In the first case, the focus is on using how the world views us as an inspiration to become better humans, to face up to reality, and to recognise we have a long way to go to live up to the expectations of the world. We better be good, this approach states. Otherwise, ‘log kyaa kahenge‘?
 
In the second case, the focus is on keeping up appearances and not on either accepting that one has shat oneself. The emphasis is not on the acknowledgement of the problem, focusing on cleaning up that shit, finding out why it happened, and then finally correcting whatever was broken so it is never repeated. Why such a self-destructive approach to something so simple to understand? Because the moment we confess to have had an ‘accident’ or made a boo-boo, we have lost ‘honour’. And so we smile.
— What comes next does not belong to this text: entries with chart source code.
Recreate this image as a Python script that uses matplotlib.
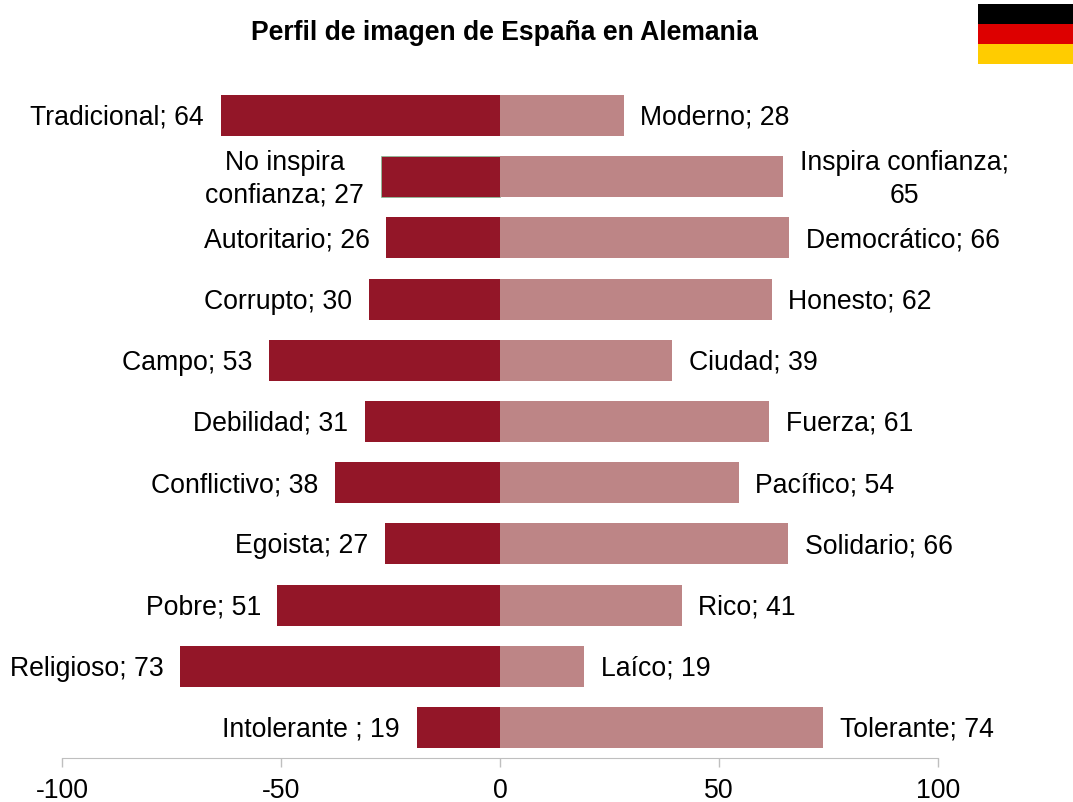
import matplotlib
matplotlib.use('Agg')
import matplotlib.pyplot as plt
from matplotlib.patches import Rectangle

plt.rcParams['font.family'] = ['Liberation Sans', 'DejaVu Sans']
plt.rcParams['axes.unicode_minus'] = False

etiquetas_izq = ['Tradicional; 64', 'No inspira\nconfianza; 27', 'Autoritario; 26', 'Corrupto; 30',
                 'Campo; 53', 'Debilidad; 31', 'Conflictivo; 38', 'Egoista; 27',
                 'Pobre; 51', 'Religioso; 73', 'Intolerante ; 19']
etiquetas_der = ['Moderno; 28', 'Inspira confianza;\n65', 'Democrático; 66', 'Honesto; 62',
                 'Ciudad; 39', 'Fuerza; 61', 'Pacífico; 54', 'Solidario; 66',
                 'Rico; 41', 'Laíco; 19', 'Tolerante; 74']
# longitud de las barras
valores_izq = [63.8, 27.2, 26, 30, 52.8, 30.8, 37.6, 26.3, 50.8, 73, 19]
valores_der = [28.2, 64.7, 66, 62, 39.3, 61.4, 54.5, 65.8, 41.5, 19.2, 73.8]
ticks = [-100, -50, 0, 50, 100]

W, H = 1073, 803
fig = plt.figure(figsize=(W / 100, H / 100), dpi=100)
ax = fig.add_axes([62 / W, 1 - 759 / H, (938 - 62) / W, (759 - 86) / H])

posiciones = list(range(len(valores_izq)))
barras_izq = ax.barh(posiciones, [-v for v in valores_izq], height=0.67, color='#931628')
ax.barh(posiciones, valores_der, height=0.67, color='#bd8586')
# la barra de "No inspira" tiene un borde verde muy fino
barras_izq[1].set_edgecolor('#7fc79a')
barras_izq[1].set_linewidth(0.5)

ax.set_xlim(-100, 100)
ax.set_ylim(len(valores_izq) - 0.5, -0.5)
ax.set_yticks([])
ax.set_xticks(ticks)
ax.tick_params(axis='x', length=6.5, width=1, color='#bfbfbf', labelsize=19.2, pad=7, labelcolor='black')
for lado in ['top', 'left', 'right']:
    ax.spines[lado].set_visible(False)
ax.spines['bottom'].set_color('#bfbfbf')

for y, v, t in zip(posiciones, valores_izq, etiquetas_izq):
    ax.annotate(t, (-v, y), xytext=(-12, -1), textcoords='offset points', ha='right', va='center',
                multialignment='center', fontsize=19.2, linespacing=1.35)
for y, v, t in zip(posiciones, valores_der, etiquetas_der):
    ax.annotate(t, (v, y), xytext=(12, -1), textcoords='offset points', ha='left', va='center',
                multialignment='center', fontsize=19.2, linespacing=1.35)

fig.text(504 / W, 1 - 33 / H, 'Perfil de imagen de España en Alemania', ha='center', va='center',
         fontsize=19.1, fontweight='bold')

# bandera
for i, c in enumerate(['#000000', '#dd0000', '#ffcc00']):
    fig.add_artist(Rectangle((978 / W, 1 - (5 + 20 * (i + 1)) / H), 95 / W, 20 / H,
                             transform=fig.transFigure, color=c, lw=0))

fig.savefig('out.png', dpi=100)
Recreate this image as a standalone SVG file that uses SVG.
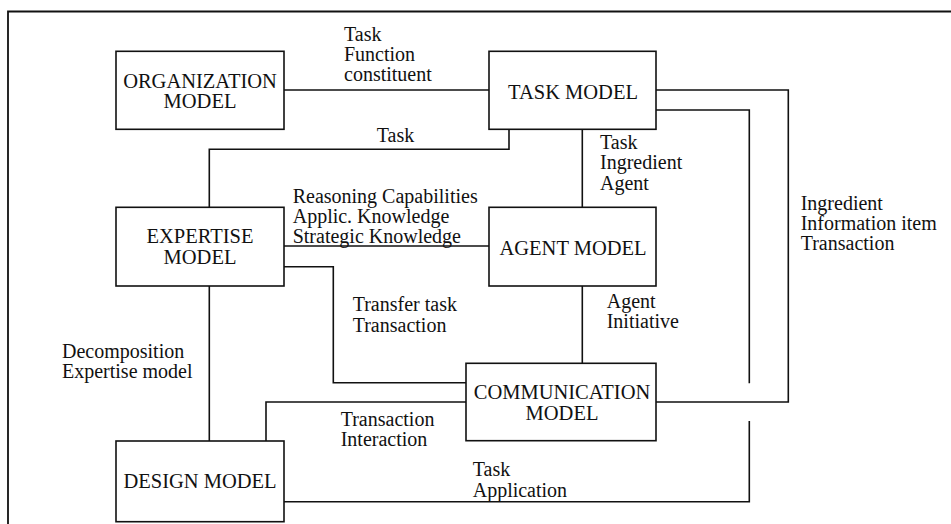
<svg xmlns="http://www.w3.org/2000/svg" width="951" height="524" viewBox="0 0 951 524">
  <style>
    .box { fill: #ffffff; stroke: #111; stroke-width: 1.6; }
    .link { fill: none; stroke: #111; stroke-width: 1.6; }
    .frame { fill: none; stroke: #111; stroke-width: 1.8; }
    .lbl { font-family: 'Liberation Serif', 'DejaVu Serif', serif; font-size: 20px; fill: #111; }
    .name { font-family: 'Liberation Serif', 'DejaVu Serif', serif; font-size: 20.5px; fill: #111; text-anchor: middle; }
  </style>
  <rect width="951" height="524" fill="#ffffff"/>
  <!-- page frame (open to the right and bottom) -->
  <path class="frame" d="M8,524 V11.5 H951"/>

  <!-- connectors and their labels -->
  <g id="connectors">
    <path class="link" d="M284,90 H489"/>
    <path class="link" d="M509,129 V149.3 H209.3 V207"/>
    <path class="link" d="M582.3,129 V207"/>
    <path class="link" d="M656,90 H788.3 V402 H656"/>
    <path class="link" d="M656,110 H749.3 V383.3"/>
    <path class="link" d="M749.3,421 V501.7 H284"/>
    <path class="link" d="M284,246 H489"/>
    <path class="link" d="M284,266.7 H333.3 V382.7 H466"/>
    <path class="link" d="M209.3,286 V441"/>
    <path class="link" d="M582.3,286 V363"/>
    <path class="link" d="M466,402 H266 V441"/>

    <text class="lbl" x="344" y="40.8">Task</text>
    <text class="lbl" x="344" y="61">Function</text>
    <text class="lbl" x="344" y="81.2">constituent</text>

    <text class="lbl" x="376.7" y="141.7">Task</text>

    <text class="lbl" x="292.7" y="202.5">Reasoning Capabilities</text>
    <text class="lbl" x="292.7" y="222.7">Applic. Knowledge</text>
    <text class="lbl" x="292.7" y="242.9">Strategic Knowledge</text>

    <text class="lbl" x="600" y="149.1">Task</text>
    <text class="lbl" x="600" y="169.3">Ingredient</text>
    <text class="lbl" x="600" y="189.5">Agent</text>

    <text class="lbl" x="800.7" y="209.8">Ingredient</text>
    <text class="lbl" x="800.7" y="230">Information item</text>
    <text class="lbl" x="800.7" y="250.2">Transaction</text>

    <text class="lbl" x="352.7" y="311.3">Transfer task</text>
    <text class="lbl" x="352.7" y="331.5">Transaction</text>

    <text class="lbl" x="606.7" y="307.7">Agent</text>
    <text class="lbl" x="606.7" y="327.9">Initiative</text>

    <text class="lbl" x="62" y="357.9">Decomposition</text>
    <text class="lbl" x="62" y="378.1">Expertise model</text>

    <text class="lbl" x="340.7" y="425.6">Transaction</text>
    <text class="lbl" x="340.7" y="445.8">Interaction</text>

    <text class="lbl" x="472.7" y="476.3">Task</text>
    <text class="lbl" x="472.7" y="496.5">Application</text>
  </g>

  <!-- model nodes -->
  <g id="organization-model">
    <rect class="box" x="116" y="51.3" width="168" height="78"/>
    <text class="name" x="200" y="87.5">ORGANIZATION</text>
    <text class="name" x="200" y="108.1">MODEL</text>
  </g>
  <g id="task-model">
    <rect class="box" x="489" y="51.3" width="167" height="78"/>
    <text class="name" x="573" y="99.3">TASK MODEL</text>
  </g>
  <g id="expertise-model">
    <rect class="box" x="116" y="207.3" width="168" height="78.7"/>
    <text class="name" x="200" y="243">EXPERTISE</text>
    <text class="name" x="200" y="263.6">MODEL</text>
  </g>
  <g id="agent-model">
    <rect class="box" x="489" y="207.3" width="167" height="78.7"/>
    <text class="name" x="573" y="255">AGENT MODEL</text>
  </g>
  <g id="communication-model">
    <rect class="box" x="466" y="363.3" width="190" height="77.4"/>
    <text class="name" x="562" y="399">COMMUNICATION</text>
    <text class="name" x="562" y="419.6">MODEL</text>
  </g>
  <g id="design-model">
    <rect class="box" x="116" y="441" width="168" height="80.7"/>
    <text class="name" x="200" y="488.3">DESIGN MODEL</text>
  </g>
</svg>
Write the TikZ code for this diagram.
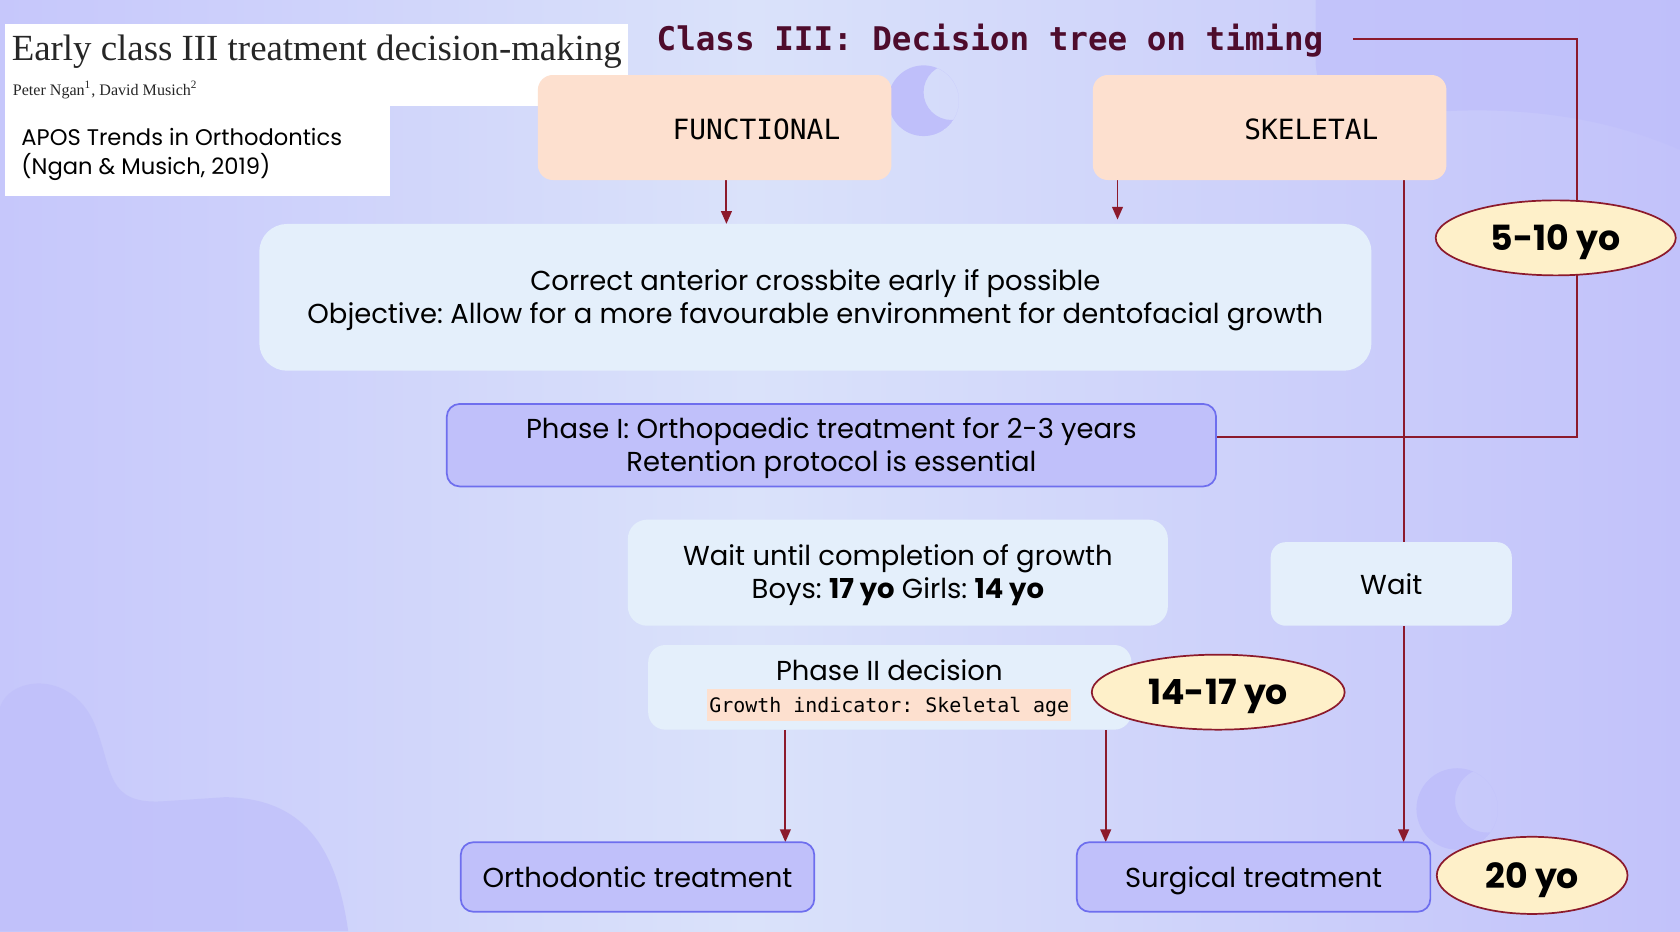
\documentclass[tikz,border=0pt]{standalone}
\usepackage{fontspec}
\setmainfont{Poppins}
\newfontfamily\handfont{DejaVu Sans Mono}
\newfontfamily\paperfont{Liberation Serif}
\usetikzlibrary{arrows.meta,shapes.geometric,calc}
\definecolor{bgA}{HTML}{C6C7FB}
\definecolor{bgB}{HTML}{DAE2FA}
\definecolor{bgC}{HTML}{C2C2FA}
\definecolor{blob}{HTML}{BFBFFA}
\definecolor{peach}{HTML}{FDE0CF}
\definecolor{pale}{HTML}{E4EFFB}
\definecolor{lav}{HTML}{C0C0FA}
\definecolor{lavline}{HTML}{6E6EEE}
\definecolor{cream}{HTML}{FEF0C9}
\definecolor{wine}{HTML}{8C1A2C}
\definecolor{titlec}{HTML}{4E0C2C}
\pgfdeclarelayer{bg}
\pgfdeclarelayer{lines}
\pgfsetlayers{bg,lines,main}
\frenchspacing
\begin{document}
\begin{tikzpicture}[x=0.5pt,y=-0.5pt,
  every node/.style={inner sep=0pt,outer sep=0pt},
  whitebox/.style={fill=white},
  peachbox/.style={fill=peach,rounded corners=7pt,minimum width=165pt,minimum height=49pt},
  palebox/.style={fill=pale,rounded corners=12pt},
  lavbox/.style={fill=lav,draw=lavline,line width=0.8pt,rounded corners=6pt},
  agebubble/.style={ellipse,fill=cream,draw=wine,line width=0.8pt,text depth=0pt,font=\fontsize{16.2}{19}\selectfont\bfseries},
  body/.style={font=\fontsize{12.8}{15.5}\selectfont,align=center,text=black},
  oneline/.style={text height=9.4pt,text depth=0pt},
  hand/.style={font=\handfont\fontsize{13}{15}\selectfont},
  conn/.style={draw=wine,line width=0.9pt},
  arr/.style={conn,-{Triangle[length=6pt,width=5pt]}},
]
\useasboundingbox (0,0) rectangle (1568,869);
\begin{pgfonlayer}{bg}
  \shade[left color=bgA,right color=bgB] (0,0) rectangle (700,869);
  \shade[left color=bgB,right color=bgC] (700,0) rectangle (1568,869);
  % top-right blob
  \fill[blob,opacity=0.7] (1228,0) -- (1228,60) .. controls (1230,100) and (1270,110) .. (1330,105)
     .. controls (1420,98) and (1500,110) .. (1568,140) -- (1568,0) -- cycle;
  % bottom-left blob
  \fill[blob,opacity=0.7] (0,660) .. controls (10,630) and (70,625) .. (90,680)
     .. controls (105,720) and (100,750) .. (150,748) -- (210,744)
     .. controls (290,745) and (315,800) .. (325,869) -- (0,869) -- cycle;
  % crescents
  \begin{scope}
    \clip (862,94) circle (33);
    \fill[blob,even odd rule] (862,94) circle (33) (888,86) circle (26);
  \end{scope}
  \begin{scope}
    \clip (1360,755) circle (38);
    \fill[blob,even odd rule] (1360,755) circle (38) (1388,747) circle (30);
  \end{scope}
\end{pgfonlayer}

% header
\node[whitebox,minimum width=290.5pt,minimum height=38.5pt] (hdr1) at (295.5,60.5) {};
\node[whitebox,minimum width=179.5pt,minimum height=42pt] (hdr2) at (184.5,141) {};
\node[anchor=base west,font=\paperfont\fontsize{17.2}{20}\selectfont,text=black!85] (papertitle) at (11,56) {Early class III treatment decision-making};
\node[anchor=base west,font=\paperfont\fontsize{7.5}{9}\selectfont,text=black!85] (authors) at (12,89) {Peter Ngan\textsuperscript{1}, David Musich\textsuperscript{2}};
\node[anchor=base west,font=\fontsize{10.55}{13.5}\selectfont,align=left] (journal) at (20,136) {APOS Trends in Orthodontics};
\node[anchor=base west,font=\fontsize{10.55}{13.5}\selectfont,align=left] (cite) at (20,163) {(Ngan \& Musich, 2019)};

% title
\node[font=\handfont\bfseries\fontsize{15.2}{18}\selectfont,text=titlec] (title) at (924,38) {Class III: Decision tree on timing};

% top boxes
\node[peachbox] (func) at (667,119) {};
\node[hand] (functxt) at (706,121) {FUNCTIONAL};
\node[peachbox] (skel) at (1185,119) {};
\node[hand] (skeltxt) at (1224,121) {SKELETAL};

\node[palebox,minimum width=519pt,minimum height=68.5pt,rounded corners=13pt] (cross) at (761,277.5) {};
\node[body] (crosstxt) at (761,280) {Correct anterior crossbite early if possible\\Objective: Allow for a more favourable environment for dentofacial growth};

\node[lavbox,minimum width=359pt,minimum height=38.5pt] (phase1) at (776,415.5) {};
\node[body] (phase1txt) at (776,418) {Phase I: Orthopaedic treatment for 2-3 years\\Retention protocol is essential};

\node[palebox,minimum width=252pt,minimum height=49.5pt,rounded corners=9pt] (waitg) at (838,534.5) {};
\node[body] (waitgtxt) at (838,537) {Wait until completion of growth\\Boys: \textbf{17 yo} Girls: \textbf{14 yo}};

\node[palebox,minimum width=112.5pt,minimum height=39pt,rounded corners=7pt,body,oneline] (wait) at (1298.5,545) {Wait};

\node[palebox,minimum width=225.5pt,minimum height=39.5pt,rounded corners=8pt] (phase2) at (830.5,641.5) {};
\node[body,oneline] (phase2txt) at (830,626) {Phase II decision};
\node[fill=peach,minimum width=170pt,minimum height=15pt] (growth) at (830,658) {};
\node[hand,font=\handfont\fontsize{9.3}{11}\selectfont] (growthtxt) at (830,660) {Growth indicator: Skeletal age};

\node[lavbox,minimum width=165pt,minimum height=32.5pt,body,oneline] (ortho) at (595,818.5) {Orthodontic treatment};
\node[lavbox,minimum width=165pt,minimum height=32.5pt,body,oneline] (surg) at (1170,818.5) {Surgical treatment};

% connectors
\coordinate (fa) at (678,0);
\coordinate (sa) at (1043,0);
\coordinate (sl) at (1310,0);
\coordinate (pa) at (733,0);
\coordinate (pb) at (1032,0);
\coordinate (lp) at (1472,408);
\coordinate (lq) at (1472,36);
\coordinate (tend) at (1263,36);
\begin{pgfonlayer}{lines}
  \draw[arr] (func.south -| fa) -- (cross.north -| fa);
  \draw[arr,shorten >=2pt] (skel.south -| sa) -- (cross.north -| sa);
  \draw[conn] (skel.south -| sl) -- (wait.north -| sl);
  \draw[arr] (wait.south -| sl) -- (surg.north -| sl);
  \draw[arr] (phase2.south -| pa) -- (ortho.north -| pa);
  \draw[arr] (phase2.south -| pb) -- (surg.north -| pb);
  \draw[conn] (phase1.east |- lp) -- (lp) -- (lq) -- (tend);
\end{pgfonlayer}

% age bubbles
\node[agebubble,minimum width=112pt,minimum height=35pt] (e510) at (1452,222) {5-10 yo};
\node[agebubble,minimum width=118pt,minimum height=35pt] (e1417) at (1137,646) {14-17 yo};
\node[agebubble,minimum width=89pt,minimum height=36pt] (e20) at (1430,817) {20 yo};
\end{tikzpicture}
\end{document}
And wave. Even as the brown goo leaks from under our pantaloons, onto our socks and into our shoes, and finally on the carpet, with the entire world watching in horror, and wondering how to tell us delicately that we are full of shit. Even if some try, some international media houses write or talk about it, some global influencers tweet about it, and it is even visible in the actions of various actors on the international stage, we do not take it as someone helping us out, but more as an insult to our civilisation, our culture, our nation, and our pride. Our ‘honour’ is hurt, our ‘izzat‘ sullied. And instead of discovering and correcting what actually brought us disrepute, we focus on the messengers telling us about it, denounce them if out of our reach, persecute them if within, and rouse our fan base to drown out their voices while ignoring reality, insisting on denial initially and eventually, once denial become untenable, on claiming that the problem was resolved through a masterstroke, even when everyone involved knows that it wasn’t and everyone can literally see and smell the shit. Because, ‘log kyaa kahenge‘?
 
Both instances are clever usages of and appeal to the same conditioning regarding honour. Just that one is more, for the lack of a better word, honourable, than the other.
 
Which one you think is which basically decides what kind of a human you are.